Rows from a dataset:

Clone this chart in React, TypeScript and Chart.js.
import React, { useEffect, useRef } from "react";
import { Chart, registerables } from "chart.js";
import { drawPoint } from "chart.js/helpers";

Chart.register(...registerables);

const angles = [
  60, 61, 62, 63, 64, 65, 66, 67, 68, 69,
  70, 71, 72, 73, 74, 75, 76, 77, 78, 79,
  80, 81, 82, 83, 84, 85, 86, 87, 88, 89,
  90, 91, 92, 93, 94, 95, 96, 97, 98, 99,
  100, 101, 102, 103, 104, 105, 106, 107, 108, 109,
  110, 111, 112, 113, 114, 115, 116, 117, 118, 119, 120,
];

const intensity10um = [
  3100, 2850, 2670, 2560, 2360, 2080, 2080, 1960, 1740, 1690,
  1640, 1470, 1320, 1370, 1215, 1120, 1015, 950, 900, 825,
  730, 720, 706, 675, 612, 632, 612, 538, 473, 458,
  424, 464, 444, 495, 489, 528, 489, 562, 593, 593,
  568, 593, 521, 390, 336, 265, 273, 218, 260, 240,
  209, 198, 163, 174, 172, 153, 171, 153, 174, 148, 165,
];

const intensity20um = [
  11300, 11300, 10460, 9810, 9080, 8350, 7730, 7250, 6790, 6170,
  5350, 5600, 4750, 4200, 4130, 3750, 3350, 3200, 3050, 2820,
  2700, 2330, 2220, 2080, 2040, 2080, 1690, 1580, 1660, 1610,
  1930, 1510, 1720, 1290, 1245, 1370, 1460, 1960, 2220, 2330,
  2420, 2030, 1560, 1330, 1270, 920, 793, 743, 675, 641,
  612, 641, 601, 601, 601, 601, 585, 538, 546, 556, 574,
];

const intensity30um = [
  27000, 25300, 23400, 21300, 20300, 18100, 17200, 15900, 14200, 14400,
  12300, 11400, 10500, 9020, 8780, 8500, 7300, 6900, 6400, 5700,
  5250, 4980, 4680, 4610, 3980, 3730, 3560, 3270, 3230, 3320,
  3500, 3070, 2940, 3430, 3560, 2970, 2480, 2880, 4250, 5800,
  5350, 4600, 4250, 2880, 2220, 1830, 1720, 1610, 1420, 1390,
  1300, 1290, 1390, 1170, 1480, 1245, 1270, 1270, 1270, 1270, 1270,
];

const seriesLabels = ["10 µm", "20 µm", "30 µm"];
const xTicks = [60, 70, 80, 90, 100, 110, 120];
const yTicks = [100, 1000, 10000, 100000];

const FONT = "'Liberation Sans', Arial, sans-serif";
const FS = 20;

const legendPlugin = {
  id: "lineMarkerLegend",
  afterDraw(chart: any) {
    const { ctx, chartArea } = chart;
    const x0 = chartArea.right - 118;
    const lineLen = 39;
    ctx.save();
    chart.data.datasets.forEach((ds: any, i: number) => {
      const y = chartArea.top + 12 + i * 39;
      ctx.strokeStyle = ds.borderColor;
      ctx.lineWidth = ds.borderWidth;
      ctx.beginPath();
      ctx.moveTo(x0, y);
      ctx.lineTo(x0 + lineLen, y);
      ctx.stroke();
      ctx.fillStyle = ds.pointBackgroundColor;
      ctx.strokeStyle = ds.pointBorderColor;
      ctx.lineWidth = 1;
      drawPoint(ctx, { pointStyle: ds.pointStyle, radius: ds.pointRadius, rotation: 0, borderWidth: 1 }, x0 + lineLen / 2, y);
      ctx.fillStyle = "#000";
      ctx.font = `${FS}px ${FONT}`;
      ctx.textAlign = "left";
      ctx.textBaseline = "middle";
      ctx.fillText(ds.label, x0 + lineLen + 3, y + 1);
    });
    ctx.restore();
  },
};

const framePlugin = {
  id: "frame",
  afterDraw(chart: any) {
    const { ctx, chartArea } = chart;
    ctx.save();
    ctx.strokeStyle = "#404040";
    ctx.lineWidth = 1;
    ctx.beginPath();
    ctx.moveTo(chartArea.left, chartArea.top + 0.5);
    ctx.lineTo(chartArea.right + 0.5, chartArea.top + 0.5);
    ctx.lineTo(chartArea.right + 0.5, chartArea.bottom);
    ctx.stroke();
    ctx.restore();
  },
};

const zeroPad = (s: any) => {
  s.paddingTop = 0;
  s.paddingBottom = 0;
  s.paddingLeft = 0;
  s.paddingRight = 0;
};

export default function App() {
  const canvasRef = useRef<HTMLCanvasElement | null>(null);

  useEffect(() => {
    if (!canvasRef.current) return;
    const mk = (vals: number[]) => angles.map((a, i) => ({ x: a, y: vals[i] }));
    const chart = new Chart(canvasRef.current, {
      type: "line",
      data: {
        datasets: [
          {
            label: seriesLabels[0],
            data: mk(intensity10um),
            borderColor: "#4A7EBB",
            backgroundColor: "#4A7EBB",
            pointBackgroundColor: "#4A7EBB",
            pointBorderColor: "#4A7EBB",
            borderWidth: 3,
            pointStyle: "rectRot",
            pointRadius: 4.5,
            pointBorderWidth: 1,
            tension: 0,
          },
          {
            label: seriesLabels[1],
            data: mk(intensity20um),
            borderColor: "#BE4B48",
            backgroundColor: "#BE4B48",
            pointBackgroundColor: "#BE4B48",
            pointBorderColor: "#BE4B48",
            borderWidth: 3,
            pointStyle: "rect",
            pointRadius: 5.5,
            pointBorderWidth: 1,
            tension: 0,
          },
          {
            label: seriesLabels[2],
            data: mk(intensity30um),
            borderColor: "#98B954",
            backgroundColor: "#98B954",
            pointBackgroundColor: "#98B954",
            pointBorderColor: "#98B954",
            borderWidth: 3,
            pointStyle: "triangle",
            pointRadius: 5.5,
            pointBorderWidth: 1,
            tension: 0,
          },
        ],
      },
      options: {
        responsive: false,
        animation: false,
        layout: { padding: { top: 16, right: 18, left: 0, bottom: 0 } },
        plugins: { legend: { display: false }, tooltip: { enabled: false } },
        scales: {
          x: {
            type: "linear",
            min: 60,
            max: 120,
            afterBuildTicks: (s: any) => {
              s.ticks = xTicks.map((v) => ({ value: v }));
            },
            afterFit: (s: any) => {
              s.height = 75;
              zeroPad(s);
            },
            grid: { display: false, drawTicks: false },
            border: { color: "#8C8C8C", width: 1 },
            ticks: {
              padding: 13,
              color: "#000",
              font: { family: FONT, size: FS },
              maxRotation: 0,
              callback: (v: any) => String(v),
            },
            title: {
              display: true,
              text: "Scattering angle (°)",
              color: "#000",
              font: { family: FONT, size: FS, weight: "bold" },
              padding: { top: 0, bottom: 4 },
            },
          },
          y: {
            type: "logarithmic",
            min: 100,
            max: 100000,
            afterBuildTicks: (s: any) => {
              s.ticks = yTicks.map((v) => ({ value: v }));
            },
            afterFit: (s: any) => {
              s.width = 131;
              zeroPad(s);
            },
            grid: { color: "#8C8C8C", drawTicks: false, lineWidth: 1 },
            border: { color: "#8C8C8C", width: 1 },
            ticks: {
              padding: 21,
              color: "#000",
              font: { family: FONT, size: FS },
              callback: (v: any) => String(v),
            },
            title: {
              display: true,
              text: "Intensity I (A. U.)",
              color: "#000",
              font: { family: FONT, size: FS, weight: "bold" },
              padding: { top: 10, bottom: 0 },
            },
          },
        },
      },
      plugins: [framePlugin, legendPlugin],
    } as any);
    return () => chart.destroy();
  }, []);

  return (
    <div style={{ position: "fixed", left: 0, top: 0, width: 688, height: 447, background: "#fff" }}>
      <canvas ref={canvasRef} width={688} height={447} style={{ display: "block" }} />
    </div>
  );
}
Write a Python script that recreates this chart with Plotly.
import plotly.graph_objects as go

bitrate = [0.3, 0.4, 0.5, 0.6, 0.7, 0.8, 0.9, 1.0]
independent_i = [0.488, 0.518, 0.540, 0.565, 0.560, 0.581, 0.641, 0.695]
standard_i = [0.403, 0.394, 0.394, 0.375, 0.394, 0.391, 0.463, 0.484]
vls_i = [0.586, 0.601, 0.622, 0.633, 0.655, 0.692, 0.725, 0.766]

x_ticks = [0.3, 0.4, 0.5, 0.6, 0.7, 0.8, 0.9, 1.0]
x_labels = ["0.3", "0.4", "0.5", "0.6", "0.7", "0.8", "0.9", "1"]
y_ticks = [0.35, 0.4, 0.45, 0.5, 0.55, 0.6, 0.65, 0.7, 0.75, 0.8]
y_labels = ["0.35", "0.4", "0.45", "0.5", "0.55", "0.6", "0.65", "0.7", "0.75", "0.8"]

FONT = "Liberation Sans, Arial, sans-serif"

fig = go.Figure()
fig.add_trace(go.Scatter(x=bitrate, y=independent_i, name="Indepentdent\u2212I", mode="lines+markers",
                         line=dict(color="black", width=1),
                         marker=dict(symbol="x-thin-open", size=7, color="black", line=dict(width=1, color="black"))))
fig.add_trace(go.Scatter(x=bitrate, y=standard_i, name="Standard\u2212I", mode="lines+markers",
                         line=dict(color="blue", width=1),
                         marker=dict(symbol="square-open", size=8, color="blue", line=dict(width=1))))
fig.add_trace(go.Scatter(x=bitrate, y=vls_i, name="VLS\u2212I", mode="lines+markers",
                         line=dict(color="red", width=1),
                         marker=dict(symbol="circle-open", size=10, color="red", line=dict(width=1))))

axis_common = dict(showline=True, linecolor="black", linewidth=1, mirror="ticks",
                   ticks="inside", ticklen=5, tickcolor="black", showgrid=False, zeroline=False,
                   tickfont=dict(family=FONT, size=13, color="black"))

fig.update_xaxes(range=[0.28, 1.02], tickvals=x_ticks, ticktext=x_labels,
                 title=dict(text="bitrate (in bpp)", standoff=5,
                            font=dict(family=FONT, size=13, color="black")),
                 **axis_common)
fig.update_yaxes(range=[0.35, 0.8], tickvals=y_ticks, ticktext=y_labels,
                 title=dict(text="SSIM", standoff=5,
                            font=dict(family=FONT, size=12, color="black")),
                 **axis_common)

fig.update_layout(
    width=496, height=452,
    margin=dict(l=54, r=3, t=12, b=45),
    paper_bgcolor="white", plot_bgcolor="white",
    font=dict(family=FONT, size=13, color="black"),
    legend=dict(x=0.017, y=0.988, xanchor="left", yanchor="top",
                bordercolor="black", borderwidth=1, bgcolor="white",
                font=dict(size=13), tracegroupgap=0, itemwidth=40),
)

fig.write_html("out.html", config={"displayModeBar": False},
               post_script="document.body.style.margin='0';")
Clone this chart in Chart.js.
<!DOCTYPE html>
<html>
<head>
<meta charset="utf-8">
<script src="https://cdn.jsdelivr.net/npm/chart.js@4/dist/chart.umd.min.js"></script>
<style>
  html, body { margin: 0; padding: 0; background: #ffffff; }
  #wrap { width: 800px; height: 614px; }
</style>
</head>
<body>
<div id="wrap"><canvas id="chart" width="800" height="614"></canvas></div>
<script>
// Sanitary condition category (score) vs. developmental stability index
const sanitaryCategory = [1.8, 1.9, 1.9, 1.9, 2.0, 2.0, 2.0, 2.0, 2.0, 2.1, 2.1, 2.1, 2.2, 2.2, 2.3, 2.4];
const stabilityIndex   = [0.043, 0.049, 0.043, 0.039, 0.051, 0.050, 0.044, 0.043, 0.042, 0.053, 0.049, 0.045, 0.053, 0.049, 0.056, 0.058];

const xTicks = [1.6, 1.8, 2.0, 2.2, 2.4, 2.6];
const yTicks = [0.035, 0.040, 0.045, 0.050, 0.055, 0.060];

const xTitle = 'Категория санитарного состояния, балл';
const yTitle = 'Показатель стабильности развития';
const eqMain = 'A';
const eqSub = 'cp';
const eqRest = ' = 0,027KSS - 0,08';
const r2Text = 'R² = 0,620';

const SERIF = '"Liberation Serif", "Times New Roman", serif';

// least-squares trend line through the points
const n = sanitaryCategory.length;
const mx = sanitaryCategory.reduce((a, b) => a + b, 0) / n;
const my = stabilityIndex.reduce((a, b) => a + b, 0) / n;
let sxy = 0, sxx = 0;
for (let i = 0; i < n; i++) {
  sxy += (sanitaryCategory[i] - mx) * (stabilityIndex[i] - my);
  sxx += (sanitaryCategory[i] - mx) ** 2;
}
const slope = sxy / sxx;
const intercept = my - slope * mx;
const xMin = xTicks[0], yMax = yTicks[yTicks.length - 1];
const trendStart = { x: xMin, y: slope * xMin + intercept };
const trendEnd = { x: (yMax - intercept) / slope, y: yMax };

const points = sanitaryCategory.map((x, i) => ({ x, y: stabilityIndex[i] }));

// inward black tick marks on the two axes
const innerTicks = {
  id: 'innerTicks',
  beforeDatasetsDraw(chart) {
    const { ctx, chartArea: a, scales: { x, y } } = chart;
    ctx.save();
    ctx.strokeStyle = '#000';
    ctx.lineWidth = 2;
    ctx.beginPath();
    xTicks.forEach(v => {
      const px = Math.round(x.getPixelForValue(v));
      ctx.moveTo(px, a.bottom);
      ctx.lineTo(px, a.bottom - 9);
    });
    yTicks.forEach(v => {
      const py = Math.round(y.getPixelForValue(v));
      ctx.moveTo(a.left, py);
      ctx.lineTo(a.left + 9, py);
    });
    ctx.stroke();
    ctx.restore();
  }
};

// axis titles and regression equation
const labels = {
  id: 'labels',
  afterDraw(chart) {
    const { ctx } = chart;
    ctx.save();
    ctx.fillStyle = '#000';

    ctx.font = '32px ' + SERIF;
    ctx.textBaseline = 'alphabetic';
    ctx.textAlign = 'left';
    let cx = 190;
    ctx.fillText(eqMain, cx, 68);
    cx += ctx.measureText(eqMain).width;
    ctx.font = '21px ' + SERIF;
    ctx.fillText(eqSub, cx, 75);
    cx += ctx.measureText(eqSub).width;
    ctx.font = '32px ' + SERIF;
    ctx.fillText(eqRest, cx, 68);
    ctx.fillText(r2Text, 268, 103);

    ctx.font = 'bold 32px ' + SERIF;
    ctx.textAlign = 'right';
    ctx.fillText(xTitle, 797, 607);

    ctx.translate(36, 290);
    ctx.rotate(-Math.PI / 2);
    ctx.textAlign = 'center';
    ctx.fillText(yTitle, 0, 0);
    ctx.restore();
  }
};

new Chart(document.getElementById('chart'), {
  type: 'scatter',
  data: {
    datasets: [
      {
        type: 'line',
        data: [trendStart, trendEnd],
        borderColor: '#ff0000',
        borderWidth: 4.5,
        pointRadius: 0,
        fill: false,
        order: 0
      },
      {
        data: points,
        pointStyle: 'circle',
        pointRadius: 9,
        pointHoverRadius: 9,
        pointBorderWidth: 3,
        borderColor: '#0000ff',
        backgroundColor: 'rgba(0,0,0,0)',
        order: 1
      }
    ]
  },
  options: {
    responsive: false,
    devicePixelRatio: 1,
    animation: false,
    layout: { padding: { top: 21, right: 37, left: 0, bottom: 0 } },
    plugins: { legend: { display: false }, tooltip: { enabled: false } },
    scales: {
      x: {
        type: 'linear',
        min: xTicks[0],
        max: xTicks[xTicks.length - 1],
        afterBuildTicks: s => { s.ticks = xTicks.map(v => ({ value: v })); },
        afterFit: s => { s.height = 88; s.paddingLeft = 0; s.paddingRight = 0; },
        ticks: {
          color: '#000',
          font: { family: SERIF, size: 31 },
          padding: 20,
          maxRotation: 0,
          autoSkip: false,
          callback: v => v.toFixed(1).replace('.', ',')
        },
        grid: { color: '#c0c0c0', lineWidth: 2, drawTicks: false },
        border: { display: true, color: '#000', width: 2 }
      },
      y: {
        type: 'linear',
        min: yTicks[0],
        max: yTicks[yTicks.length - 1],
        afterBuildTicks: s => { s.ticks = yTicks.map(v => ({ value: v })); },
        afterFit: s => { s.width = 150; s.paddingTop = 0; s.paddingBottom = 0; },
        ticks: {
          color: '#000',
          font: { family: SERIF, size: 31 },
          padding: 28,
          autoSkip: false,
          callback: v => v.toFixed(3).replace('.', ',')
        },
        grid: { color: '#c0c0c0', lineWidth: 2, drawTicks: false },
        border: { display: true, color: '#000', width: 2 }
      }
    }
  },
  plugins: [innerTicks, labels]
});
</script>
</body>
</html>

• _THE REQUEST_
Reproduce, exactly as written, the stretch of lines whose first line is the one with "Clone this chart in Chart.js." and whose last line is the one with "const yTicks = [0.035, 0.040, 0.045, 0.050, 0.055, 0.060];".

• _CORRECT OUTPUT_
Clone this chart in Chart.js.
<!DOCTYPE html>
<html>
<head>
<meta charset="utf-8">
<script src="https://cdn.jsdelivr.net/npm/chart.js@4/dist/chart.umd.min.js"></script>
<style>
  html, body { margin: 0; padding: 0; background: #ffffff; }
  #wrap { width: 800px; height: 614px; }
</style>
</head>
<body>
<div id="wrap"><canvas id="chart" width="800" height="614"></canvas></div>
<script>
// Sanitary condition category (score) vs. developmental stability index
const sanitaryCategory = [1.8, 1.9, 1.9, 1.9, 2.0, 2.0, 2.0, 2.0, 2.0, 2.1, 2.1, 2.1, 2.2, 2.2, 2.3, 2.4];
const stabilityIndex   = [0.043, 0.049, 0.043, 0.039, 0.051, 0.050, 0.044, 0.043, 0.042, 0.053, 0.049, 0.045, 0.053, 0.049, 0.056, 0.058];

const xTicks = [1.6, 1.8, 2.0, 2.2, 2.4, 2.6];
const yTicks = [0.035, 0.040, 0.045, 0.050, 0.055, 0.060];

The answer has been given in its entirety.